For the long answer, consult Kaye, Chapter 9. He begins by saying
This is the chapter that no one wanted to have to write: the material here is technical and difficult to describe clearly, yet it is very necessary for later work. I have put it off as long as possible, but cannot do so any longer.
Nineteen pages later, he gives the definition of SatΔ0. A few pages more establish its chief properties. Then in a quarter of a page, he defines the sequences SatΣn and SatΠn, building on top of SatΔ0. It’s much like Trued: a syntactic ∃x becomes semantic. Life is just a touch more complicated, because SatΣn must handle a block of existential quantifiers prepended to a Πn−1, formula; likewise for SatΠn. But PA has mastered lists, so this is barely a hiccup.
Just a few more remarks. If you do decide to read Kaye’s Chapter 9, be aware he does not explicitly use parse-trees. Instead, he ‘parses’ the Gödel numbers that represent strings of symbols. You will also find data structures that you can construe as instantiation trees, although he does not make this explicit. I confess I have not had the patience to go through his treatment line by line. My sympathy for the author’s pains!
As a reward for the detailed development, Kaye can show that SatΔ0 is a Δ1(PA) formula, and SatΣn and SatΠn are Σn(PA) and Πn(PA) formulas (respectively) for n>0. (The quantifiers “bleed through”.) A diagonal argument now shows that the Σn/Πn hierarchy is a true hierarchy: for any model N of PA, there is a relation on N that is Σn(N) but not Πn(N), and vice versa.
As with Trued, PA proves the expected equivalence for any sentence φ with the right complexity. That is, if φ belongs to Σn(PA), then PA⊢φ↔SatΣn(⌜φ⌝). Likewise for the parametrized version. Note that this is a collection of proofs, one for each formula φ.
That’s all for now!
Diagonal Argument 
By the way, I like “satisfaction” much better than “truth” in this context.
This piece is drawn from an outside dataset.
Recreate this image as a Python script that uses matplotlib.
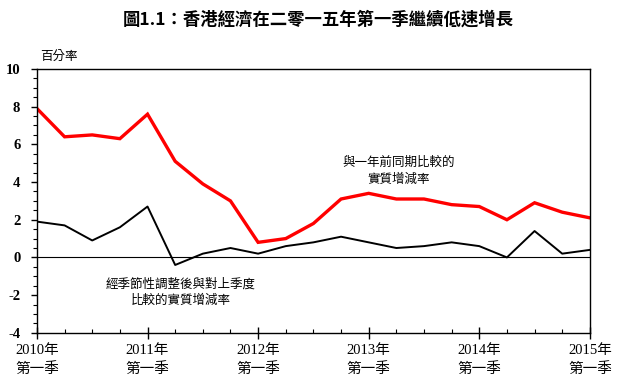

We’re talking about whether a sentence is satisfied in some model. “Truth” in its full cosmic sense has very little to do with it.
Similarly I think that “Tarski’s theorem on the undefinability of truth” is a somewhat overblown name.
To me mathematical logic (as opposed to philosophical logic) has a lot to say about provability and satisfaction, but very little to say about truth, except perhaps indirectly. The axioms of ZFC could be false (whatever that means), but that wouldn’t affect mathematical logic—unless they were also inconsistent, which would affect what you can prove with them, and their models.
Ah, but “Truth” has such a satisfying ring to it!
A little more seriously, I don’t believe “Truth” has a single “full cosmic sense”. Just a lot of local senses. Artistic truth, scientific truth, emotional truth, mathematical truth, true colors, true friend…
I don’t think “Truth” has a single “full cosmic sense” either. I just meant I want to stay away from the vagueness and grandiosity of this concept when making mathematical claims. I don’t mind saying a theorem is true, meaning the usual thing: some sort of fuzzy mix of “I’ve proved it”, “I can prove it”, “I bet I can prove it”, and “I feel sure in my bones that someone could prove it”. But I don’t want my theorem statements making claims about “truth”.